A consultant got into her business because she's realized that she's reached the peak of what she can make as an "individual contributor". She has a big book of business before she even hangs out her shingle and perhaps decided to start consulting because she had too many people wanting to give her money and didn't want to commit to one. Her client list grows organically through referrals being made through her huge professional network. When she enters into sales negotiations the impetus is on the client to sale the gig to her rather than the other way around.

I would like to work for myself again but not as a freelancer. That's a dead-end world. My goal now is to either develop my career to the point where I can be a proper consultant or (even better) develop a SaaS product.


There is another aspect I would like to add to what your wrote. The minimum effort required to win new business and the resources required to do business.

I give you a specific example, I think it makes the point: a graphic designer who went from consultant to freelancer.

When he maintained the consultancy, he also had to keep an office and act as a project manager when third parties got involved. He also had to present for the whole project team.

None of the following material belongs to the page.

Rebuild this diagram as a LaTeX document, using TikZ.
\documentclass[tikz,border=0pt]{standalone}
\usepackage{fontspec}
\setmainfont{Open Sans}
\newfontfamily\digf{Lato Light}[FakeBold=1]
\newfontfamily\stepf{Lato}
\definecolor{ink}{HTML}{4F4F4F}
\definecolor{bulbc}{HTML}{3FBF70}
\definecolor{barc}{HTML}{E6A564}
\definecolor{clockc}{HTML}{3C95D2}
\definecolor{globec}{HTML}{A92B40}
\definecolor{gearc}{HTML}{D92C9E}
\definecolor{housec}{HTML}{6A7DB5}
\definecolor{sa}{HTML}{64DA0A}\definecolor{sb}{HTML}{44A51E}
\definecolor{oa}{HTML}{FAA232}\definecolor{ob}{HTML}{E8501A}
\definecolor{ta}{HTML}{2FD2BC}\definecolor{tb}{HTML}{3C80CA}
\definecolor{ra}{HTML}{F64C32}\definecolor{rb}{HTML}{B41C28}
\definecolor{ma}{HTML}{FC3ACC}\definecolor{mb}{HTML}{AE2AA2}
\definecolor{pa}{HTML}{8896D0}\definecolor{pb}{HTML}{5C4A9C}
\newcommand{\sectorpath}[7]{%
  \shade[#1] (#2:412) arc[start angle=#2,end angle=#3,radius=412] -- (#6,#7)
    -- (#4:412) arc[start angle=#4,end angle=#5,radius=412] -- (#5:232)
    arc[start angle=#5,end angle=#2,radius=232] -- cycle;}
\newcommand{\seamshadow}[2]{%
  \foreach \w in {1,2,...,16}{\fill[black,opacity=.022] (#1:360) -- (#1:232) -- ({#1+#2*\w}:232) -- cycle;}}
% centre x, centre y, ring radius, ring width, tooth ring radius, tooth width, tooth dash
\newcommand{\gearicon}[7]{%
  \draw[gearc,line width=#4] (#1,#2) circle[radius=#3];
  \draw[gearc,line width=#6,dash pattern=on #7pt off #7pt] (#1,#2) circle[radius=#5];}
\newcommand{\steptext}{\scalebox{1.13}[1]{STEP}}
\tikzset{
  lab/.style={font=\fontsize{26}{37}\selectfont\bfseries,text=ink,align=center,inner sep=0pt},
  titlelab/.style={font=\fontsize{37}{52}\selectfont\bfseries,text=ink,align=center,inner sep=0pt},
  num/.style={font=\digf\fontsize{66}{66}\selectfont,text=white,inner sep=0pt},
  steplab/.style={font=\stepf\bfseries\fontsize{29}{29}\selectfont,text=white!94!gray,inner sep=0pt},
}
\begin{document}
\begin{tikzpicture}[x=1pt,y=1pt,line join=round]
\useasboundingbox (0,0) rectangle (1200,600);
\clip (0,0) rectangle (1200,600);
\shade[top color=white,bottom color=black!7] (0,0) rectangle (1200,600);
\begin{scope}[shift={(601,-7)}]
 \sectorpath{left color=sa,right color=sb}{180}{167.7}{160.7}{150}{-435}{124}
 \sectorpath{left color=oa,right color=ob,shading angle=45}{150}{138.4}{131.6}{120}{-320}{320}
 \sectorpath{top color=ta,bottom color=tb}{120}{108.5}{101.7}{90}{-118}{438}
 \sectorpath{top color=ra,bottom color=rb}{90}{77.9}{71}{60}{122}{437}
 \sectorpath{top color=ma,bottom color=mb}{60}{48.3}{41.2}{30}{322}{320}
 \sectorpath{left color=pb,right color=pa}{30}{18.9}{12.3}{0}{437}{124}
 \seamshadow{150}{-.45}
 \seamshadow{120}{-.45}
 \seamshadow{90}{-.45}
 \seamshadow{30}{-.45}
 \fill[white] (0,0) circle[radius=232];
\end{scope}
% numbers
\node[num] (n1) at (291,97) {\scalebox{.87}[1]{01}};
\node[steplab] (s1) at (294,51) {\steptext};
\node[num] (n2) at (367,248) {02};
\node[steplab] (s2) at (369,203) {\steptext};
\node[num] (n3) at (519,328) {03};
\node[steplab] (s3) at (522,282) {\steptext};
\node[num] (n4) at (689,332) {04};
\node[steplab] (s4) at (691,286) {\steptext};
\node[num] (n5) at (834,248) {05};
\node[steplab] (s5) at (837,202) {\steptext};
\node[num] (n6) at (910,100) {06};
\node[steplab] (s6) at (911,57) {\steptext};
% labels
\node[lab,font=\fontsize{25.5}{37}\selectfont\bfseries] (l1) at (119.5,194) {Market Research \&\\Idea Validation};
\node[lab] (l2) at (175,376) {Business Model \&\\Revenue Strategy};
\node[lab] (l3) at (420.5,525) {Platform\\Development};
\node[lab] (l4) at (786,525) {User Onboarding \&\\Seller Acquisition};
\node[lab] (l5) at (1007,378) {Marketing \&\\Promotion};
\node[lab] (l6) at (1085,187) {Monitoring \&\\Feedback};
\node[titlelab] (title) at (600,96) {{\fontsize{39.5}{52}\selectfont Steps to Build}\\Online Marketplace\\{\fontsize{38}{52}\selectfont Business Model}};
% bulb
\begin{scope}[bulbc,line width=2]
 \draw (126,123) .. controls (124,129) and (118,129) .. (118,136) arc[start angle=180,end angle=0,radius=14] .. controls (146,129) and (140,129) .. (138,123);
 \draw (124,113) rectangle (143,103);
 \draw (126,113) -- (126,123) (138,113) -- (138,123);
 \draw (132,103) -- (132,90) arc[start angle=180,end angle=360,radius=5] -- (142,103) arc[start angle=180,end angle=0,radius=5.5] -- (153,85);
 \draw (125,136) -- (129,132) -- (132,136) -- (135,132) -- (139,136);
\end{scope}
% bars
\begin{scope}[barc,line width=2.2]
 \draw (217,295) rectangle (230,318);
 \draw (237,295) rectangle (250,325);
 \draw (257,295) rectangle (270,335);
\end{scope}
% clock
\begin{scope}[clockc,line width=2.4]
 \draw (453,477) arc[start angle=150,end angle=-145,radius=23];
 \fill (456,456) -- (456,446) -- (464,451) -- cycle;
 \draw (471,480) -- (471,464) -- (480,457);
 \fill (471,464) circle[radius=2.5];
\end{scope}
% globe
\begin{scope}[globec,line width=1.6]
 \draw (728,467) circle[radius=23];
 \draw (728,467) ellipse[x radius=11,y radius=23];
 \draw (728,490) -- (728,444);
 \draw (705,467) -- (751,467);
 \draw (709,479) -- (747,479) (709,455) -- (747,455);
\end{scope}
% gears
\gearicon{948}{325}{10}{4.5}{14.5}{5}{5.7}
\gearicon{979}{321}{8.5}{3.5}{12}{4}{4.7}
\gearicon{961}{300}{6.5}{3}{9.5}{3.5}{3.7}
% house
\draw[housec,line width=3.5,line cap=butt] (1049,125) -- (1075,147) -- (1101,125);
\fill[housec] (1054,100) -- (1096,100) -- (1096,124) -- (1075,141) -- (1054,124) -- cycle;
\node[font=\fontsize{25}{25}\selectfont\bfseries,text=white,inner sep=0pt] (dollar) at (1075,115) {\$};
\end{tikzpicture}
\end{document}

He also had to have a marketing and sales process going and he had to talk to non-technical people.

As a freelancer: none of that, just a laptop and a portfolio website. Of course he had to advertise in his network to get new work and he had to work more for to make the same amount of money. But he had a lot less responsibilities now, which for some is just the better life.


I think any freelancer can whip up a page like nngroup.com and present themselves as a consultant, or is there more to it than just the surface?

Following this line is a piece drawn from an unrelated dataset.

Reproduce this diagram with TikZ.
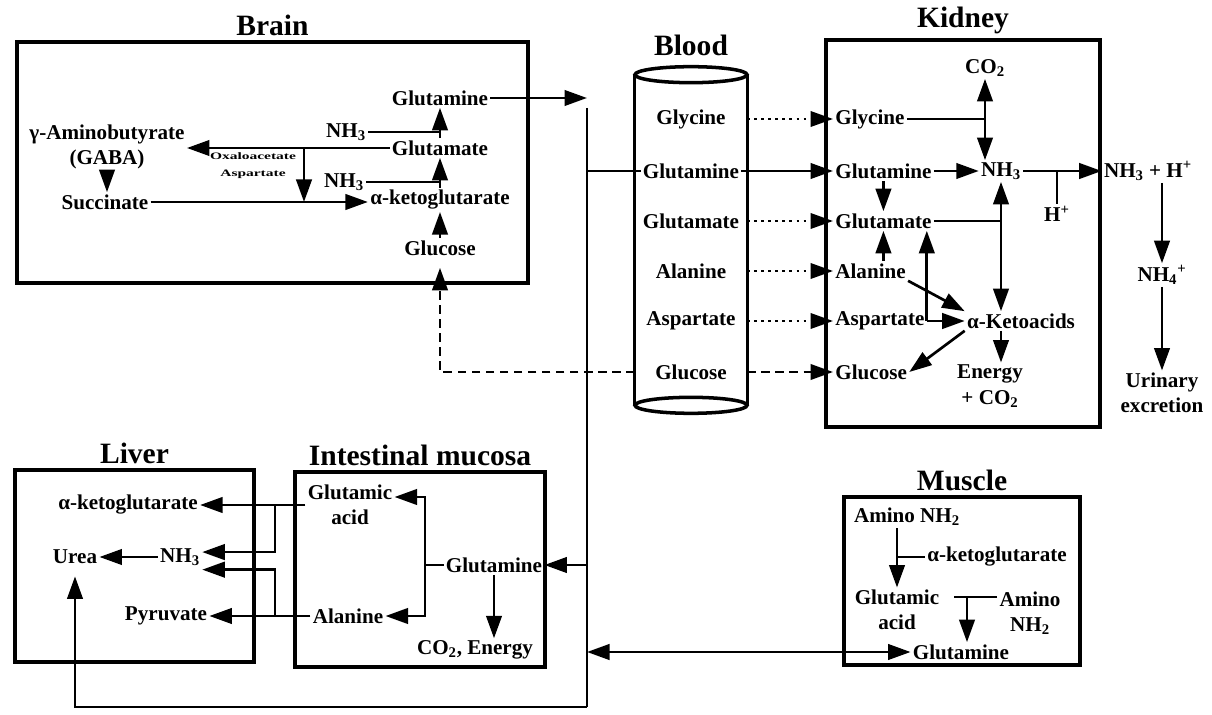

In a practical sense, that is true. Any half-decent web hacker could produce the sites these consultancies use.

However, the point is that it would never occur to most of them to do so, any more than for example they would think to hire someone who speaks the language of their prospective client base to do their copywriting.

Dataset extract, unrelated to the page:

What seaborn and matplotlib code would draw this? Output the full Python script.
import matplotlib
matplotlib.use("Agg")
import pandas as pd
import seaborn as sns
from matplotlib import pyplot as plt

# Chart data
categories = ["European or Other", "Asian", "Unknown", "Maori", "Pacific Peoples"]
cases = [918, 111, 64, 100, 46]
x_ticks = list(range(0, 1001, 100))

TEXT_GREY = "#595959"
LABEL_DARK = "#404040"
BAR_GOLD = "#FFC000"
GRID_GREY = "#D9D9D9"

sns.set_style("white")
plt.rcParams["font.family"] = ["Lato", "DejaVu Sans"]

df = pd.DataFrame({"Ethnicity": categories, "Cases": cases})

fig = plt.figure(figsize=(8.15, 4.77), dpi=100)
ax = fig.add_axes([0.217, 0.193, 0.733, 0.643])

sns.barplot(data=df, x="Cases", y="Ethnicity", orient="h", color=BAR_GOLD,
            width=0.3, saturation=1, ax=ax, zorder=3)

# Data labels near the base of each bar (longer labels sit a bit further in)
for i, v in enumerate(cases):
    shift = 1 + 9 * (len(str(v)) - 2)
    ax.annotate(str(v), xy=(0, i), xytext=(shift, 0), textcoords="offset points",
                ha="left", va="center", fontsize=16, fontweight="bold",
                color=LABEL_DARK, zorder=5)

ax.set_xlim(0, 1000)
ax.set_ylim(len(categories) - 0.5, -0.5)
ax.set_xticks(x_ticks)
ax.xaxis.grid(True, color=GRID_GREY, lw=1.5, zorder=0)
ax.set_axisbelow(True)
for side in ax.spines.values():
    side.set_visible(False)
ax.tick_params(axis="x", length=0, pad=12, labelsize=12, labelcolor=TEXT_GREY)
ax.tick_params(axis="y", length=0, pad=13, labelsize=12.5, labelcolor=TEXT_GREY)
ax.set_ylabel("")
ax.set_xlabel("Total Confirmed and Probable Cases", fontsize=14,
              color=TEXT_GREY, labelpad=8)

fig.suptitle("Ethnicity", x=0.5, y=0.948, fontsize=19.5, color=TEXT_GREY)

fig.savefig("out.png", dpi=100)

There are two distinct skill sets in play here. A technical freelancer might have better technical skills than a consultant when it comes to, say, designing a web site or unit testing a module in a software project. But the consultant understands how to speak the client's language, understand the client's needs, and translate that into technical work that will solve that client's problem. This skill set is much more about various types of management and marketing activities, and it's a world that most geeks never think to enter, and where there's no guarantee that just because you're good at technical work you'll also be good at the other side.

This is why I sometimes disagree with HN posters who advocate becoming more of a consultant to boost your income if you're an independent developer: most geeks don't have the skill set to do that, and plenty won't want to learn the rest and change the type of work they do, or they simply don't have the aptitude for it anyway. However, those other posters are right that the consulting side can command much higher rates for those willing and able to make the jump, simply because it's a more valuable proposition from the client's perspective.


Agreed that the comparisons are excellent. To this question:

   > How do you self proclaim yourself that you are a 
   > UX/UI expert?
The answer is you just state it, the client will either believe you or not but you can't control that. Some folks will argue that only a PhD in HCI can make you a UX/UI expert but generally the people who say that are the ones with the PhD :-)


UX and UI aren't always the same thing. For example, you can a very pretty looking button - that's good UI. However, if no one knows what happens if they press the button before they've pressed it, that's bad UX.

It is extremely rare to find someone who can make good UX right off the bat for a new problem, so I would say that a UX expert is someone who can iterate efficiently and constantly improve user experience (and, indirectly, business metrics) and a UI expert is someone who can make things look exactly like they were supposed to (in their heads or their clients' heads or in the mockups).